I had a writing workshop yesterday for Girls Write Now, the awesome (do we still say that?) mentoring program I work with, and in this one we worked on author bios for ourselves, among other things. The topic of the workshop was online presence for writers; apparently I should be tweeting more. Or at all, really. We were given writing prompts, such as describe yourself in three nouns, then three verbs, then three adjectives, etcetera. Because this would be shared with the group I wasn’t as brutally honest as I might have been  — not that I was DIShonest, but my responses were more user-friendly than raw. I wrote “aspiring polyglot” and in trying to figure out the new WordPress interface so I could update this thing, I noticed that I’ve described myself this way before. Muy interesante, n’est-ce pas?
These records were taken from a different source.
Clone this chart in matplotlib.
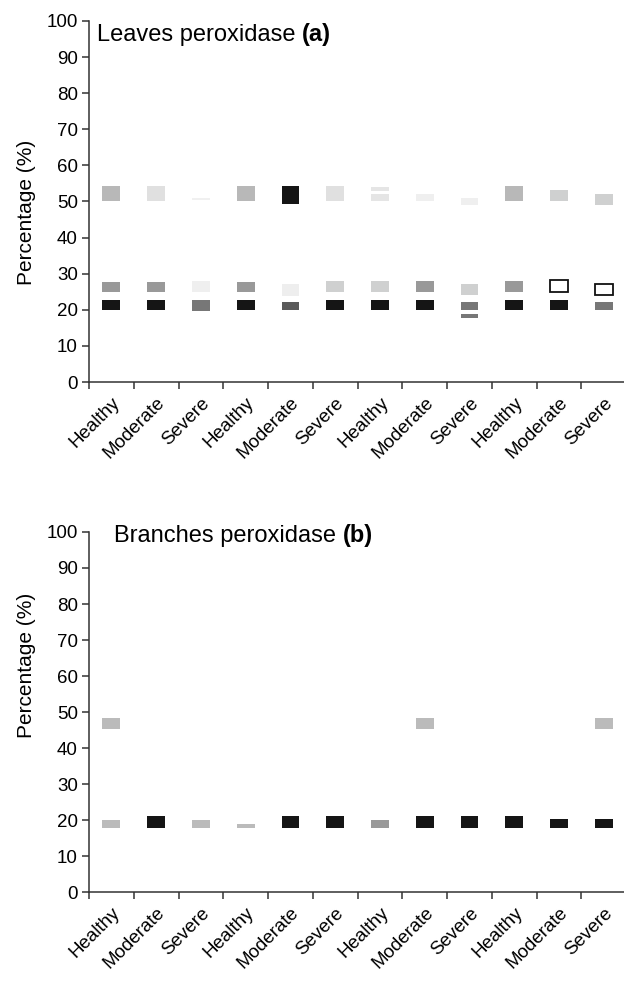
import matplotlib

matplotlib.use('Agg')
import matplotlib.pyplot as plt
import numpy as np

plt.rcParams['font.family'] = ['Liberation Sans', 'DejaVu Sans']

lanes = ['Healthy', 'Moderate', 'Severe'] * 4

# Leaves peroxidase: band limits (percentage) and shade per lane
leaf_top_lo = [50, 50, 50.3, 50, 49.2, 50, 50.2, 50.2, 49, 50, 50.2, 49.1]
leaf_top_hi = [54.2, 54.2, 51, 54.2, 54.4, 54.2, 52.1, 52.1, 51, 54.2, 53.2, 52.1]
leaf_top_shade = ['#b8b8b8', '#e0e0e0', '#f0f0f0', '#b8b8b8', '#151515', '#e0e0e0',
                  '#e5e5e5', '#efefef', '#efefef', '#b8b8b8', '#cfd0d0', '#cfd0d0']

leaf_mid_lo = [24.9, 24.9, 25, 24.9, 23.9, 25, 25, 25, 24, 25, 25, 24]
leaf_mid_hi = [27.8, 27.8, 28, 27.8, 27.2, 28, 28, 28, 27.2, 28, 28.2, 27.1]
leaf_mid_shade = ['#999999', '#999999', '#efefef', '#999999', '#eeeeee', '#cfd0d0',
                  '#cfd0d0', '#999999', '#cfd0d0', '#999999', 'white', 'white']
leaf_mid_outline = [False] * 10 + [True, True]

leaf_low_lo = [20, 20, 19.7, 20, 20, 20, 20, 20, 20, 20, 20, 20]
leaf_low_hi = [22.8, 22.8, 22.8, 22.8, 22.2, 22.8, 22.8, 22.8, 22.2, 22.8, 22.8, 22.2]
leaf_low_shade = ['#151515', '#151515', '#777777', '#151515', '#5a5a5a', '#151515',
                  '#151515', '#151515', '#777777', '#151515', '#151515', '#777777']

# extra faint bands
leaf_extra_lane = [6, 8]
leaf_extra_lo = [53, 17.8]
leaf_extra_hi = [54.1, 18.9]
leaf_extra_shade = ['#e5e5e5', '#777777']

# Branches peroxidase
branch_top_lane = [0, 7, 11]
branch_top_lo = [45.4, 45.4, 45.4]
branch_top_hi = [48.2, 48.2, 48.2]
branch_top_shade = ['#bbbbbb', '#bbbbbb', '#bbbbbb']

branch_low_lo = [17.9] * 12
branch_low_hi = [20, 21.2, 20, 18.9, 21.2, 21.2, 20, 21.2, 21.2, 21.2, 20.3, 20.3]
branch_low_shade = ['#bbbbbb', '#151515', '#bbbbbb', '#bbbbbb', '#151515', '#151515',
                    '#999999', '#151515', '#151515', '#151515', '#151515', '#151515']

BAND_W = 0.4


def draw_bands(ax, xs, lo, hi, shades, outline=None):
    lo = np.array(lo)
    hi = np.array(hi)
    for i, x in enumerate(xs):
        if outline is not None and outline[i]:
            ax.bar(x, hi[i] - lo[i], bottom=lo[i], width=BAND_W, color='white',
                   edgecolor='#111111', linewidth=1.3)
        else:
            ax.bar(x, hi[i] - lo[i], bottom=lo[i], width=BAND_W, color=shades[i],
                   edgecolor='none')


def style_axes(ax, label_y):
    ax.set_xlim(-0.5, 11.45)
    ax.set_ylim(0, 100)
    ax.spines['top'].set_visible(False)
    ax.spines['right'].set_visible(False)
    for s in ['left', 'bottom']:
        ax.spines[s].set_color('#333333')
        ax.spines[s].set_linewidth(1.1)
    ax.set_yticks(range(0, 101, 10))
    ax.tick_params(axis='y', length=5, width=1.1, color='#333333', labelsize=13.5, pad=3)
    ax.set_xticks(range(12))
    ax.set_xticklabels(lanes, rotation=45, ha='right', rotation_mode='anchor', fontsize=13.5)
    ax.tick_params(axis='x', which='major', length=0, pad=9)
    ax.set_xticks(np.arange(-0.5, 11.6, 1), minor=True)
    ax.tick_params(axis='x', which='minor', length=5, width=1.1, color='#333333')
    ax.set_ylabel('Percentage (%)', fontsize=15)
    ax.yaxis.set_label_coords(-0.098, label_y)


fig = plt.figure(figsize=(6.24, 9.81), dpi=100)
ax1 = fig.add_axes([0.1426, 0.6106, 0.861, 0.368])
ax2 = fig.add_axes([0.1426, 0.0907, 0.861, 0.367])

x = np.arange(12)
draw_bands(ax1, x, leaf_top_lo, leaf_top_hi, leaf_top_shade)
draw_bands(ax1, x, leaf_mid_lo, leaf_mid_hi, leaf_mid_shade, leaf_mid_outline)
draw_bands(ax1, x, leaf_low_lo, leaf_low_hi, leaf_low_shade)
draw_bands(ax1, leaf_extra_lane, leaf_extra_lo, leaf_extra_hi, leaf_extra_shade)

draw_bands(ax2, branch_top_lane, branch_top_lo, branch_top_hi, branch_top_shade)
draw_bands(ax2, x, branch_low_lo, branch_low_hi, branch_low_shade)

style_axes(ax1, 0.47)
style_axes(ax2, 0.63)

ax1.text(0.015, 0.945, 'Leaves peroxidase', transform=ax1.transAxes, fontsize=17, va='baseline')
ax1.text(0.397, 0.945, '(a)', transform=ax1.transAxes, fontsize=17, fontweight='bold', va='baseline')
ax2.text(0.0466, 0.973, 'Branches peroxidase', transform=ax2.transAxes, fontsize=17, va='baseline')
ax2.text(0.473, 0.973, '(b)', transform=ax2.transAxes, fontsize=17, fontweight='bold', va='baseline')

plt.savefig('out.png', dpi=100)
plt.close()
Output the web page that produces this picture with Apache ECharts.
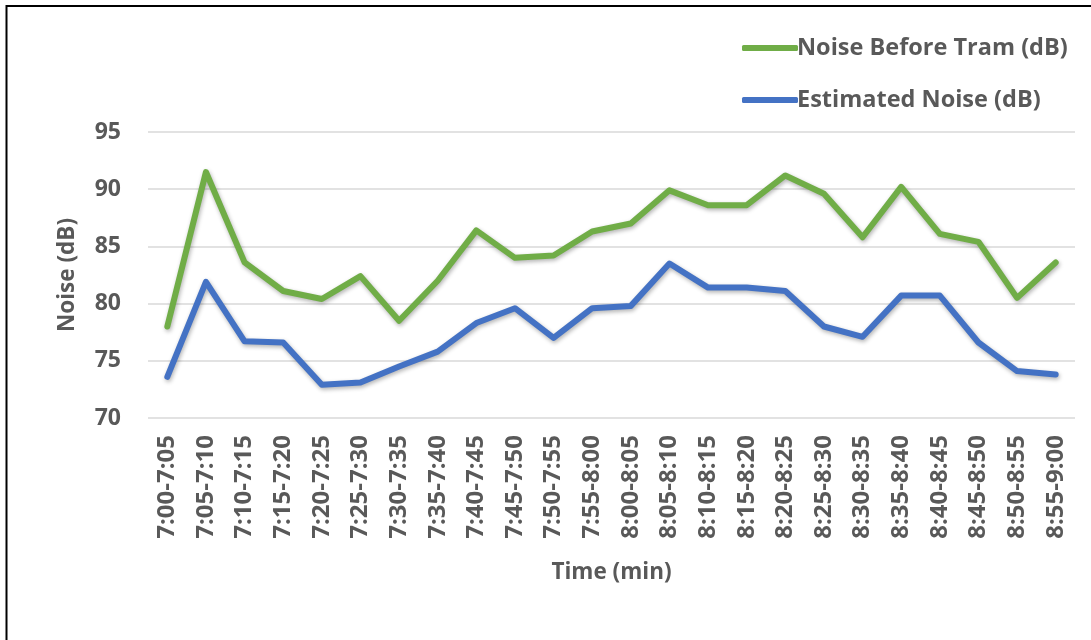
<!DOCTYPE html>
<html>
<head>
<meta charset="utf-8">
<script src="https://cdn.jsdelivr.net/npm/echarts@6/dist/echarts.min.js"></script>
<style>
  html, body { margin: 0; padding: 0; background: #ffffff; }
  #chart { width: 1091px; height: 640px; }
</style>
</head>
<body>
<div id="chart"></div>
<script>
// Five-minute intervals from 7:00 to 9:00
const timeSlots = [
  '7:00-7:05', '7:05-7:10', '7:10-7:15', '7:15-7:20', '7:20-7:25', '7:25-7:30',
  '7:30-7:35', '7:35-7:40', '7:40-7:45', '7:45-7:50', '7:50-7:55', '7:55-8:00',
  '8:00-8:05', '8:05-8:10', '8:10-8:15', '8:15-8:20', '8:20-8:25', '8:25-8:30',
  '8:30-8:35', '8:35-8:40', '8:40-8:45', '8:45-8:50', '8:50-8:55', '8:55-9:00'
];

// Measured noise level before the tram, dB
const noiseBeforeTram = [
  78.0, 91.5, 83.6, 81.1, 80.4, 82.4, 78.5, 82.0, 86.4, 84.0, 84.2, 86.3,
  87.0, 89.9, 88.6, 88.6, 91.2, 89.6, 85.8, 90.2, 86.1, 85.4, 80.5, 83.6
];

// Estimated noise level, dB
const estimatedNoise = [
  73.6, 81.9, 76.7, 76.6, 72.9, 73.1, 74.5, 75.8, 78.3, 79.6, 77.0, 79.6,
  79.8, 83.5, 81.4, 81.4, 81.1, 78.0, 77.1, 80.7, 80.7, 76.6, 74.1, 73.8
];

const seriesNames = ['Noise Before Tram (dB)', 'Estimated Noise (dB)'];
const yMin = 70, yMax = 95, yStep = 5;

const FONT = 'Open Sans';
const TEXT_COLOR = '#595959';
const GREEN = '#70AD47';
const BLUE = '#4472C4';

const chart = echarts.init(document.getElementById('chart'), null, { renderer: 'canvas' });

const lineShadow = {
  shadowColor: 'rgba(0,0,0,0.3)',
  shadowBlur: 4,
  shadowOffsetX: 1,
  shadowOffsetY: 2
};

const boldText = (size) => ({
  fontFamily: FONT,
  fontWeight: 'bold',
  fontSize: size,
  color: TEXT_COLOR
});

chart.setOption({
  backgroundColor: '#ffffff',
  animation: false,
  textStyle: { fontFamily: FONT },
  graphic: [{
    type: 'rect',
    shape: { x: 6.5, y: 6, width: 1200, height: 1000 },
    style: { fill: 'none', stroke: '#000000', lineWidth: 2 },
    silent: true,
    z: 100
  }],
  legend: {
    orient: 'vertical',
    left: 737,
    top: 31,
    itemWidth: 56,
    itemHeight: 6,
    itemGap: 28,
    icon: 'roundRect',
    textStyle: Object.assign(boldText(23.5), { padding: [0, 0, 0, -6] }),
    data: seriesNames
  },
  grid: {
    left: 148,
    right: 16,
    top: 132,
    bottom: 222,
    containLabel: false
  },
  xAxis: {
    type: 'category',
    data: timeSlots,
    boundaryGap: true,
    name: 'Time (min)',
    nameLocation: 'middle',
    nameGap: 143,
    nameTextStyle: boldText(22.5),
    axisLine: { show: false },
    axisTick: { show: false },
    axisLabel: Object.assign(boldText(24), {
      rotate: 90,
      interval: 0,
      margin: 17
    })
  },
  yAxis: {
    type: 'value',
    min: yMin,
    max: yMax,
    interval: yStep,
    name: 'Noise (dB)',
    nameLocation: 'middle',
    nameGap: 69,
    nameRotate: 90,
    nameTextStyle: boldText(22.5),
    axisLine: { show: false },
    axisTick: { show: false },
    axisLabel: Object.assign(boldText(23), { margin: 27 }),
    splitLine: { lineStyle: { color: '#D9D9D9', width: 1.5 } }
  },
  series: [
    {
      name: seriesNames[0],
      type: 'line',
      data: noiseBeforeTram,
      showSymbol: false,
      symbol: 'none',
      color: GREEN,
      lineStyle: Object.assign({ color: GREEN, width: 6, cap: 'round', join: 'round' }, lineShadow),
      z: 3
    },
    {
      name: seriesNames[1],
      type: 'line',
      data: estimatedNoise,
      showSymbol: false,
      symbol: 'none',
      color: BLUE,
      lineStyle: Object.assign({ color: BLUE, width: 6, cap: 'round', join: 'round' }, lineShadow),
      z: 2
    }
  ]
});
</script>
</body>
</html>
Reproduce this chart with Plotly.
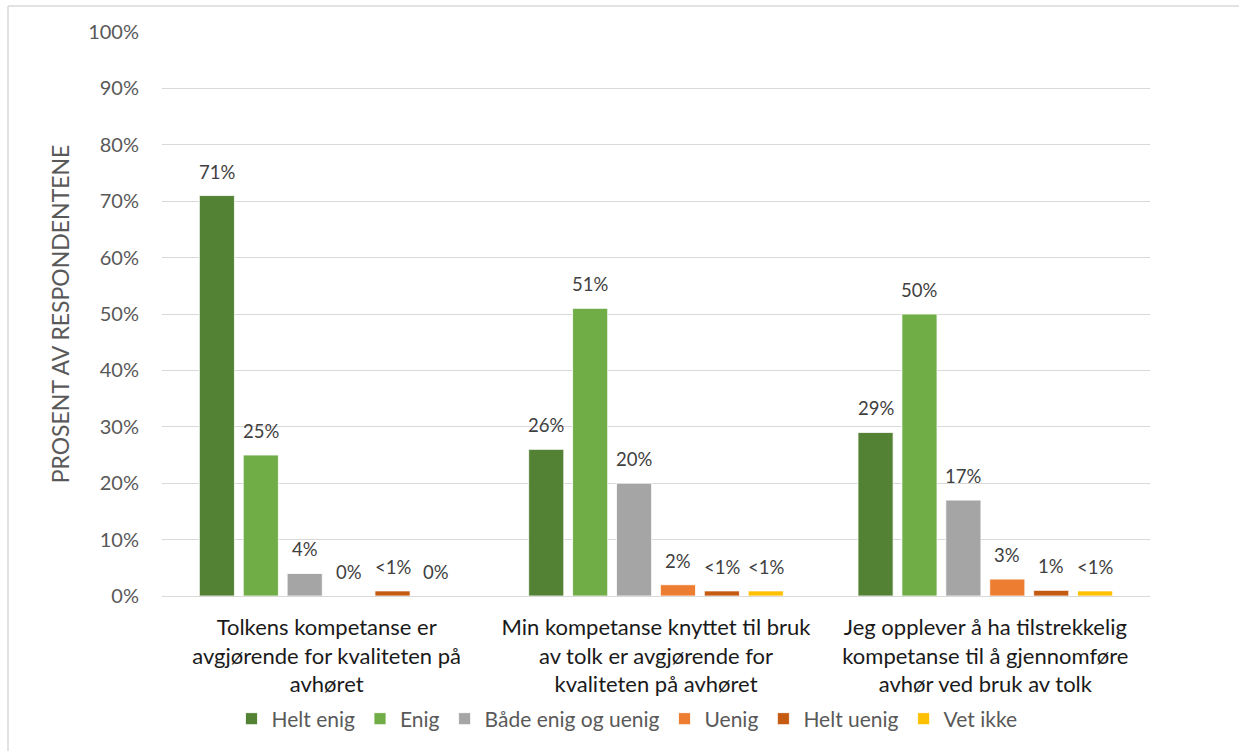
import plotly.graph_objects as go

categories = [
    "Tolkens kompetanse er<br>avgjørende for kvaliteten på<br>avhøret",
    "Min kompetanse knyttet til bruk<br>av tolk er avgjørende for<br>kvaliteten på avhøret",
    "Jeg opplever å ha tilstrekkelig<br>kompetanse til å gjennomføre<br>avhør ved bruk av tolk",
]
series_names = ["Helt enig", "Enig", "Både enig og uenig", "Uenig", "Helt uenig", "Vet ikke"]
helt_enig = [71, 26, 29]
enig = [25, 51, 50]
baade = [4, 20, 17]
uenig = [0, 2, 3]
helt_uenig = [0.9, 0.9, 1]
vet_ikke = [0, 0.9, 0.9]
labels = [
    ["71%", "26%", "29%"],
    ["25%", "51%", "50%"],
    ["4%", "20%", "17%"],
    ["0%", "2%", "3%"],
    ["<1%", "<1%", "1%"],
    ["0%", "<1%", "<1%"],
]
colors = ["#548235", "#70AD47", "#A5A5A5", "#ED7D31", "#C55A11", "#FFC000"]
values = [helt_enig, enig, baade, uenig, helt_uenig, vet_ikke]
y_ticks = list(range(0, 101, 10))

FONT = "Lato, 'Open Sans', sans-serif"

fig = go.Figure()
for name, vals, col in zip(series_names, values, colors):
    fig.add_trace(go.Bar(
        name=name, x=categories, y=vals,
        marker=dict(color=col, line=dict(color="white", width=0.8)),
    ))

# value labels above each bar
W, H = 1239, 751
ML, MR, MT, MB = 162, 89, 32, 155
plot_w = W - ML - MR
slot = plot_w / len(categories) * 0.8 / len(series_names)
annotations = []
for si, (vals, labs) in enumerate(zip(values, labels)):
    for ci, (v, lab) in enumerate(zip(vals, labs)):
        annotations.append(dict(
            x=categories[ci], y=v, xref="x", yref="y", text=lab,
            showarrow=False, xshift=(si - 2.5) * slot, yshift=24,
            yanchor="middle", font=dict(family=FONT, size=18.5, color="#404040"),
        ))

def px_x(p):
    return (p - ML) / plot_w

def px_y(p):
    return (H - MB - p) / (H - MT - MB)

shapes = [
    dict(type="line", xref="paper", yref="paper", x0=px_x(8), x1=px_x(1239), y0=px_y(6), y1=px_y(6),
         line=dict(color="#d9d9d9", width=1.5)),
    dict(type="line", xref="paper", yref="paper", x0=px_x(8), x1=px_x(8), y0=px_y(6), y1=px_y(751),
         line=dict(color="#d9d9d9", width=1.5)),
]

fig.update_layout(
    width=W, height=H,
    margin=dict(l=ML, r=MR, t=MT, b=MB),
    paper_bgcolor="white", plot_bgcolor="white",
    barmode="group", bargap=0.2, bargroupgap=0.2,
    font=dict(family=FONT, color="#595959"),
    annotations=annotations, shapes=shapes,
    legend=dict(
        orientation="h", x=px_x(627), xanchor="center", y=px_y(719), yanchor="middle",
        font=dict(family=FONT, size=21, color="#595959"),
        itemwidth=30, tracegroupgap=0,
    ),
    xaxis=dict(
        showgrid=False, showline=False, zeroline=False,
        tickfont=dict(family=FONT, size=22, color="#1a1a1a"),
        ticks="", ticklabelstandoff=16,
    ),
    yaxis=dict(
        range=[0, 100], tickvals=y_ticks, ticktext=[f"{t}%" for t in y_ticks],
        showgrid=True, gridcolor="#d9d9d9", gridwidth=1,
        zeroline=True, zerolinecolor="#d9d9d9", zerolinewidth=1,
        showline=False, ticks="",
        tickfont=dict(family=FONT, size=20, color="#595959"),
        ticklabelstandoff=22,
        title=dict(text="PROSENT AV RESPONDENTENE", standoff=12,
                   font=dict(family=FONT, size=23, color="#595959")),
    ),
)

fig.write_html("out.html")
Nyet.

We also wrote down ways other people might describe us; one of my dear friends has described me as an “acerbic marshmallow”. Perhaps that’ll be the name of my next blog.

We then wrote about what we write about and this made me realize that I need to write more, in more forums. I’m writing my novel — and am astonished to report that I hit word 60,000 on Friday. It’s a ghost story, as I’ve probably mentioned, and at present it has no title. It’s set in a restaurant — acerbic marshmallow friend and I bat around fake titles for it, and yesterday I came up with, “Waiter, There’s a Ghost In My Soup!” to which he replied, “Ghost Custards”. (Say that one aloud if you don’t get it; I didn’t). It takes place in New York in the summer of 1999, a decision I made so that I could avoid both the specter of 9-11 and our inextricable bond to technology, particularly so-called smart phones. I got my first cell phone in December of ’99, so for me that summer could still be a time when we had to wait to hear from people, when we still got to wonder and guess, when we weren’t just a few keystrokes away from knowing everything we needed to know about everyone and everything. My writing coach told me about a recent interview with a mystery writer who said that the advent and widespread use of The Google and its friends has made mystery-writing more challenging. Who needs to hire a private detective when we have Instagram?

Because novel-writing is so solitary, and because I’m prone to bouts of loneliness, I have been craving more collaborative projects to supplement my writing habit. So if any of my talented and creative friends — which is all of you — feel like collaborating on something, do get in touch.

I had a lot more I planned to write today but I’ve just spent about twenty minutes wrestling with my WiFi connection so I’m going to quit while I’m ahead.